A União Europeia cedeu e renunciou à Lei Antidesmatamento. O lobby do agronegócio falou mais alto do que a fumaça dos 85 mil focos de incêndio do mês de setembro no Brasil. Essa decisão vai colocar no prato dos europeus a carne oriunda das pastagens de áreas desmatadas. Isso acontece poucos dias depois de 193 países aderirem ao Pacto para Futuro da ONU, que visa acelerar o cumprimento dos Objetivos do Desenvolvimento Sustentável

Monstruosidade

Com esse termo, há muitos anos, um bispo já sentenciava sobre o desastre que seriam hidrelétricas na Amazônia. Uma década de estudos comprova: mudanças na produção, redução da floresta, alterações no solo, migrações e morte de peixes, aumento de violência em assentamentos dos removidos, ou seja, amplificação da miséria social e da degradação ambiental. Um nó górdio dos governos petistas que levaram a fábula desenvolvimentista à Amazônia, que agora carece de uma liderança que coloque em prática o fim da destruição do bioma e a restauração de tudo o que for possível.  Os povos indígenas continuam aguardando uma alvorada para saírem de vez do breu em que Bolsonaro os colocou.

Pleito

Chegamos no final de semana das eleições municipais. A vitória da extrema-direita já está garantida em muitas cidades. Nem mesmo a proporção da inundação em Porto Alegre, ocasionada por omissão da prefeitura, fará o atual prefeito perder o pleito. Para o professor da UFRGS, Marcelo Kunrath, “o desastre da enchente não está produzindo efeito no processo eleitoral”. A ultradireita é um fenômeno mundial que trouxe consigo um ódio que saiu do armário, uma ode a um passado glorioso que nunca existiu e agora, no Brasil, faz uma metamorfose em que emerge a figura do coach fascista. “O coach funcionando como líder fascista é pura identificação, função de espelho do rosto da mercadoria, fórmula cultural do capital financeiro”. A jornalista Eliane Brum é enfática ao falar sobre nossas escolhas políticas: “entre a mentira que dá o conforto da esperança, mesmo que falsa, e a verdade que exige sacrifícios e perdas, quem vota num político que diz a verdade? A resposta é: tem que ser nós”.

Francisco de Assis

Nesta sexta-feira celebramos São Francisco de Assis e neste ano os 800 anos dos estigmas do Pobrezinho de Assis.

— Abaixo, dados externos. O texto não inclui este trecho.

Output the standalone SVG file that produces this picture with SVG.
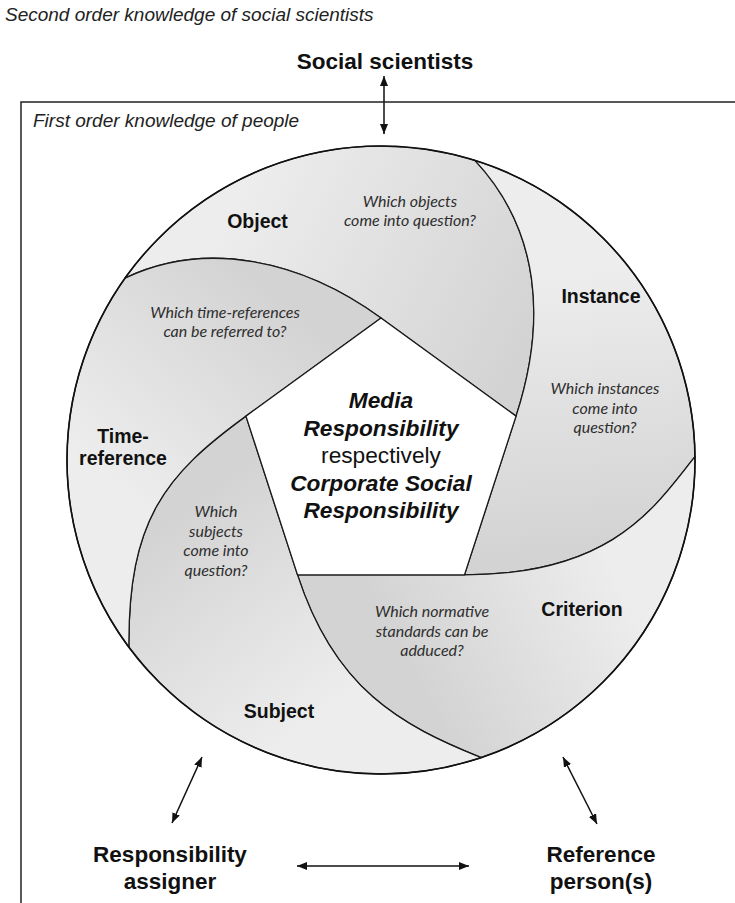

Ele é o Santo escolha de pobreza evangélica e da oração, o homem que despojou-se dos bens materiais e viveu segundo o evangelho de Jesus Cristo. Ao fazer memória à data, lembramos que São Francisco já clamava pela conversão ecológica, afirmando igualdade e fraternidade entre todas as criaturas. Oxalá permita que São Francisco de Assis ilumine o caminho da humanidade rumo a uma peregrinação de um tempo de paz.

Desejamos uma boa semana e um voto consciente na verdade a todos e todas!